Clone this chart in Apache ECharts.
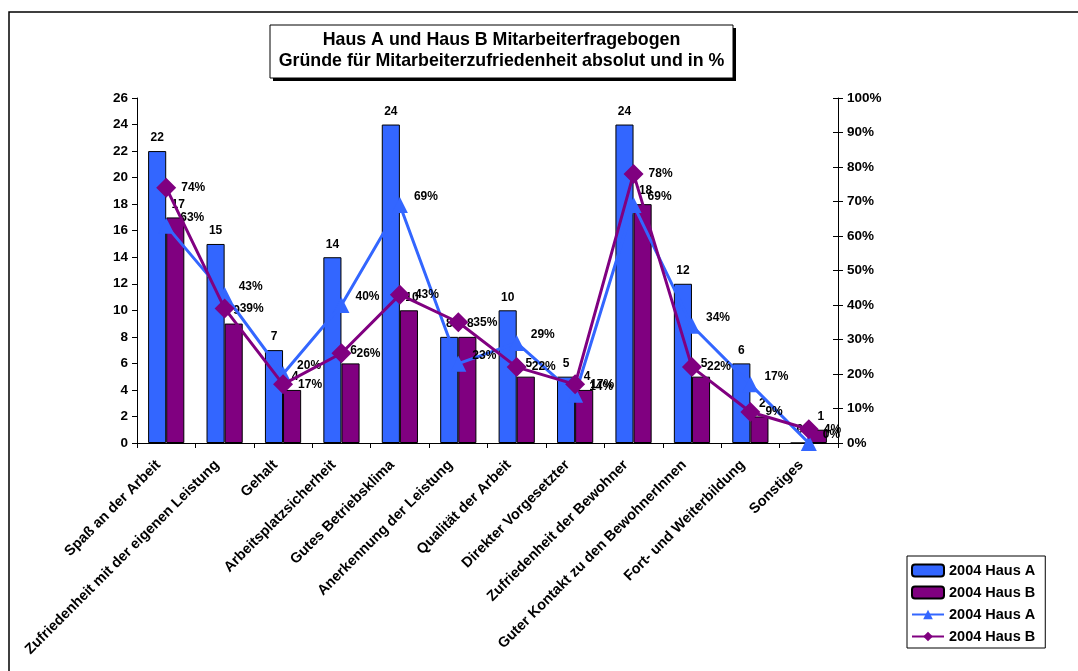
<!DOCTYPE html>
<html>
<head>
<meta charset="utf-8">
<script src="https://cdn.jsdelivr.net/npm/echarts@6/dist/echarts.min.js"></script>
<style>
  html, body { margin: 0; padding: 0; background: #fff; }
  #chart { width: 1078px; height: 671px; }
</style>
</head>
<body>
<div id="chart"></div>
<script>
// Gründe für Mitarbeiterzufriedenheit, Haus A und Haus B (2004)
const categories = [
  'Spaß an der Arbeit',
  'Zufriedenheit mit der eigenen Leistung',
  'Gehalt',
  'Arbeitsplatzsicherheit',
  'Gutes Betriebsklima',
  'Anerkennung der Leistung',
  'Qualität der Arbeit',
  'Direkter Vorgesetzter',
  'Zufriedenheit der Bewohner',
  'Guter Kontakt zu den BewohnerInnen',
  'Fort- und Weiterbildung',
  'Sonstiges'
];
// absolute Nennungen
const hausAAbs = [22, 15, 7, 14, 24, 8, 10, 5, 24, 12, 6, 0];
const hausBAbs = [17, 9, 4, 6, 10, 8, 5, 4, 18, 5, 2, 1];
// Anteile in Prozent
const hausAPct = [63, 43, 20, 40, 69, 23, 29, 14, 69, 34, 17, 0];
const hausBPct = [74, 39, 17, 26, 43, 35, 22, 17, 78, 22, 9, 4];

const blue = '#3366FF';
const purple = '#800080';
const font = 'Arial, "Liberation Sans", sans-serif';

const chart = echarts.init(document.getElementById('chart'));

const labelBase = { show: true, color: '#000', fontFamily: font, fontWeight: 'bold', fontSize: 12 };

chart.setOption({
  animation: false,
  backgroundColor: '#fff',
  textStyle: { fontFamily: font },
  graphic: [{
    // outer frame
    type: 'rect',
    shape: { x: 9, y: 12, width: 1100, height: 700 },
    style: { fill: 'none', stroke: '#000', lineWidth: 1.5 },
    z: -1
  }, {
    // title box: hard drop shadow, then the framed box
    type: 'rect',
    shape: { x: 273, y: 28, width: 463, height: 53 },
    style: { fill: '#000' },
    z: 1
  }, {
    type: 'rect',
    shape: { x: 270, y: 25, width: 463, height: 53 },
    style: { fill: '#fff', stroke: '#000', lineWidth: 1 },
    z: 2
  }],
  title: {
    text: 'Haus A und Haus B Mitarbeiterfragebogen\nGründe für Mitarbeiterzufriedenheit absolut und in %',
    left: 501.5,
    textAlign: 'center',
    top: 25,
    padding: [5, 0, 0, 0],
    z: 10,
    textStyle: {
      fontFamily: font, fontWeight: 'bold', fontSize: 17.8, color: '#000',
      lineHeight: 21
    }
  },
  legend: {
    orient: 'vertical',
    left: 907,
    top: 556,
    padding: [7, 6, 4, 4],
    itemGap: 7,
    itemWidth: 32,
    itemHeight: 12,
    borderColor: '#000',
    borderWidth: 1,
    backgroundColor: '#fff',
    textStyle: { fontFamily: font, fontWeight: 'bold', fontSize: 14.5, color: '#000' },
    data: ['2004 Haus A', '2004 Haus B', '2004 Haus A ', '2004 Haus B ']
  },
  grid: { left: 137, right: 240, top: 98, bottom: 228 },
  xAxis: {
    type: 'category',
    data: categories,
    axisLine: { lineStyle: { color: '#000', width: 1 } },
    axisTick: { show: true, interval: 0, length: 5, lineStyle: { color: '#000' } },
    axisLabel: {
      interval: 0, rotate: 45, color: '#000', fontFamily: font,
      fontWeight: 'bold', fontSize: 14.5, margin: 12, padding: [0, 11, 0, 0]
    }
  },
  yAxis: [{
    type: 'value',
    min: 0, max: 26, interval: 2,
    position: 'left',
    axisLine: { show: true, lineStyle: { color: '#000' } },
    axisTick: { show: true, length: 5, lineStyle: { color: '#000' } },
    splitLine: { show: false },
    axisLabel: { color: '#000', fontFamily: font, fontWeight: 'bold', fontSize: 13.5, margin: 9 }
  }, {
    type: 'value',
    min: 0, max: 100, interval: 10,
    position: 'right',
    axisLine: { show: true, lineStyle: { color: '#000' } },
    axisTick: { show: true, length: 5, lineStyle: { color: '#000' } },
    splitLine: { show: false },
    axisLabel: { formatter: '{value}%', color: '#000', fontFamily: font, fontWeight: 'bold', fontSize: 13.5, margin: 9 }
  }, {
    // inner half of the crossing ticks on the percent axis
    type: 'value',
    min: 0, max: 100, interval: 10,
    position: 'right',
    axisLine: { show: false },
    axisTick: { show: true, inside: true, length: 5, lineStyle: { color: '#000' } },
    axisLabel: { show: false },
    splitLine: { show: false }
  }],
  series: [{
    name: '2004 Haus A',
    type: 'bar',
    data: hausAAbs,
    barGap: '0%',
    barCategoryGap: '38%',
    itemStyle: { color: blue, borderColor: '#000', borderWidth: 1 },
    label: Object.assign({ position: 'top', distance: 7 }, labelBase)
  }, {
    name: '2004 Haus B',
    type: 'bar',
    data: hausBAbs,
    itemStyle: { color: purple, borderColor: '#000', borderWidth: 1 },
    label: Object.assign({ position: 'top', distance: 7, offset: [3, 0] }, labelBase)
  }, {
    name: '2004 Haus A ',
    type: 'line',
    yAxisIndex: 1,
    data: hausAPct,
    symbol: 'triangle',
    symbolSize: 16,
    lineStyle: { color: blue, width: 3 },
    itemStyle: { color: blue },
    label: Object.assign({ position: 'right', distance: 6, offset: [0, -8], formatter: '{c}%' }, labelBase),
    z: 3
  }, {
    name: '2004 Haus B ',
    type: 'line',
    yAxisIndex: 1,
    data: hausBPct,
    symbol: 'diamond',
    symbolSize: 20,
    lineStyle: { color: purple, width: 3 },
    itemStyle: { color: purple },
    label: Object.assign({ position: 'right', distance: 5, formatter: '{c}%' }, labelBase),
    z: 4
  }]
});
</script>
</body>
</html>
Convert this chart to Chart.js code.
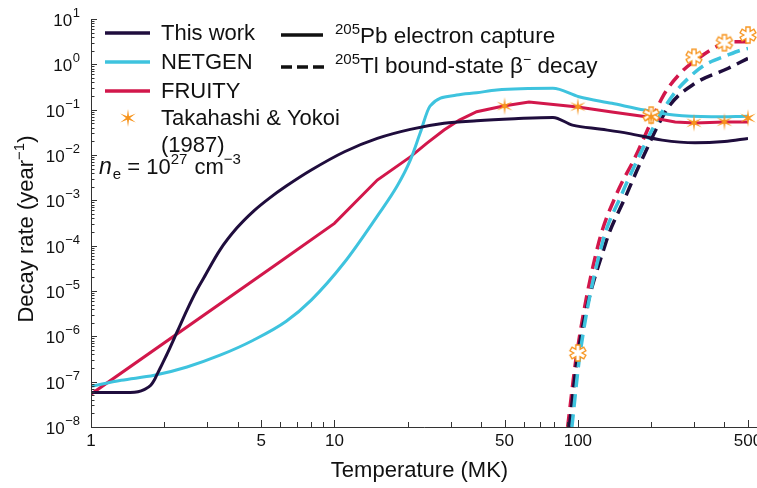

- - - - -

Go through the entries and return each line where the word "this" appears.

Clone this chart in Apache ECharts.
Convert this chart to Chart.js code.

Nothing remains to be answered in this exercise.